61) Chief Justice Fuller in the Pollock decision laid out a clear understanding of the matter before him:
“Ordinarily, all taxes paid primarily by persons who can shift the burden upon someone else, or who are under no legal compulsion to pay them, are considered indirect taxes;” Pollock v. Farmer’s Loan & Trust Co., 157 U.S. 429, 558 (1895)
“The income tax law under consideration is marked by discriminating features which affect the whole law. It discriminates between those who receive an income of $4,000 and those who do not. It thus vitiates, in my judgment, by this arbitrary discrimination, the whole legislation. Pollock v. Farmer’s Loan & Trust Co., 157 U.S. 429, 596 (1895)
62) His words ring as truly prophetic, as we are certainly confronted today with all of the same aspects of the income tax that he confronted and rejected in his day. Chief Justice Fuller further pursues this issue,
“The legislation, in the discrimination it makes, is class
legislation. Whenever a distinction is made in the burdens a law imposes or in
the benefits it confers on any citizens by reason of their birth, or wealth, or
religion, it is class legislation, and leads inevitably to oppression and
abuses, and to general unrest and disturbance in society. It was hoped and
believed that the great amendments to the constitution which followed the late
Civil War had rendered such legislation impossible for all future time. But the
objectionable legislation reappears in the act under consideration.” Pollock v. Farmer’s Loan & Trust Co., 157
125) And, in recognition of the long since forgotten constitutional limitations on the federal power to tax,
“There is no such thing in the theory of our national
government as unlimited power of taxation in congress. There are limitations,
as he justly observes, of its powers arising out of the essential nature of all
free governments; there are reservations of individual rights, without which
society could not exist, and which are respected by every government. The right
of taxation is subject to these limitations. Citizens' Savings Loan Ass'n v.
“Although there have been from time to time intimations that there might be some tax which was not a direct tax nor included under the words 'duties, imposts, and excises,' such a tax for more than one hundred years of national existence has as yet remained undiscovered, notwithstanding the stress of particular circumstances has invited thorough investigation into sources of revenue.” Pollock v. Farmer’s Loan & Trust Co., 157 U.S. 429, 557 (1895)
126) And finally,
“Here I close my opinion. I could not say less in view of questions of such gravity that go down to the very foundation of the government. If the provisions of the constitution can be set aside by an act of congress, where is the course of usurpation to end? The present assault upon capital is but the beginning.
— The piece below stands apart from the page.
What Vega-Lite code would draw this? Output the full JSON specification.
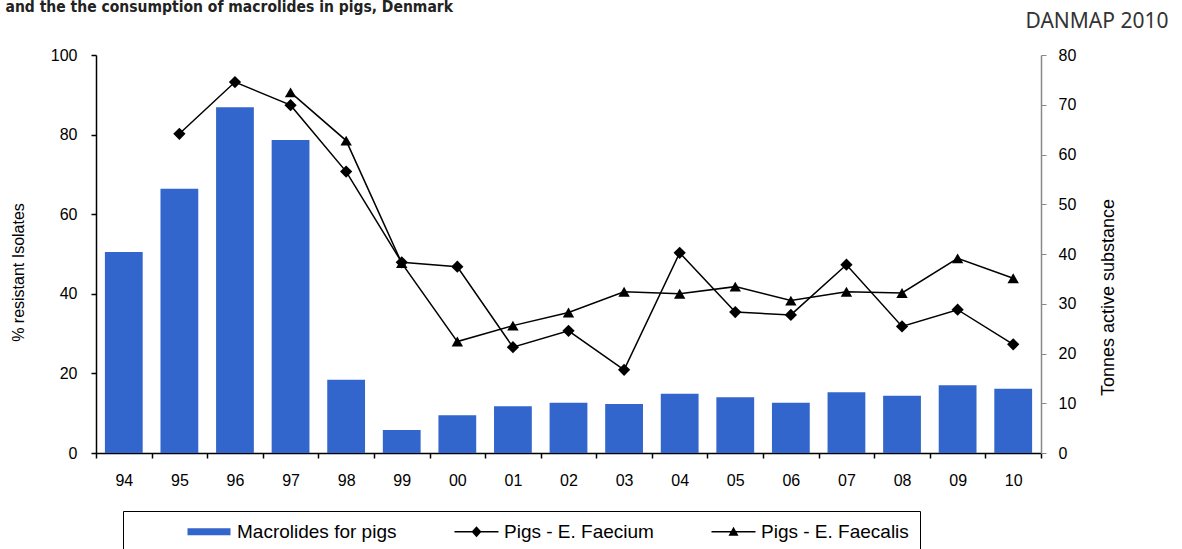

It will be but the stepping-stone to others, larger and more sweeping, till our political contests will become a war of the poor against the rich,-a war constantly growing in intensity and bitterness. 'If the court sanctions the power of discriminating taxation, and nullifies the uniformity mandate of the constitution,' as said by one who has been all his life a student of our institutions, 'it will mark the hour when the sure decadence of our present government will commence.' If the purely arbitrary limitation of four thousand dollars in the present law can be sustained, none having less than that amount of income being assessed or taxed for the support of the government, the limitation of future congresses may be fixed at a much larger sum, at five or ten or twenty thousand dollars, parties possessing an income of that amount alone being bound to bear the burdens of government; or the limitation may be designated at such an amount as a board of 'walking delegates' may deem necessary. There is no safety in allowing the limitation to be adjusted except in strict compliance with the mandates of the constitution, which require its taxation, if imposed by direct taxes, to be apportioned among the states according to their representation, and, if imposed by indirect taxes, to be uniform in operation and, so far as practicable, in proportion to their property, equal upon all citizens. Unless the rule of the constitution governs, a majority may fix the limitation at such rate as will not include any of their own number.” Pollock v. Farmer’s Loan & Trust Co., 157 U.S. 429, 607 (1895 (emphasis added)
127) The court should note that all of these arguments identified by Justice Fuller remain unaffected by the adoption of the 16th Amendment, according to the Supreme Court, which said in the Stanton decision that the 16th Amendment “conferred no new power of taxation”, and that the income tax that is laid in statute by the act tested “is inherently indirect”;
128) This court has a clear duty to overturn the conviction of Defendant Snipes on the three misdemeanor failure to file charges that he has been wrongfully convicted of. The government failed at trial to introduce any statute as evidence that could have been relied upon by the jury to know as a proper fact of law that the Defendant was liable for tax under the provisions of the statutes. This critical element of the case was allowed to be assumed to exist by the jury, in violation of the due process requirements.
"It is the duty of the courts to be watchful for the Constitutional rights of the citizen and against any stealthy encroachments thereon" Boyd v. United States, 116 U.S. 616, 635
129) Unless the government establishes during the trial, by statutory or testimonial evidence, that the Defendant was actually liable by law for the payment of tax, and was in fact required by law to file a specific form, and identifies that specific form in the law for the jury, there cannot be a legitimate conviction under a failure to file charge. Proper convictions are not made by persuading a jury to assume laws and requirements serving as critical, foundational elements of a case exist, when in fact they do not, and are not demonstrable under a dejure application of the statutes.
130) To secure a proper conviction, these critical elements of the case must be demonstrated as evidence at trial. The Courts cannot allow the nation’s juries to assume, rightfully or wrongfully, that these critical elements of a case exist in the law if the prosecution fails to establish them through the introduction of proper evidence during the trial.
131) Defendant Snipes is wrongfully convicted for lack of a showing during trial of any statutory liability for tax for the specific years in question, and this court now has a duty to overturn the erroneous and wrongfully secured conviction, and return these proceeding to the District court for a new trial on these charges.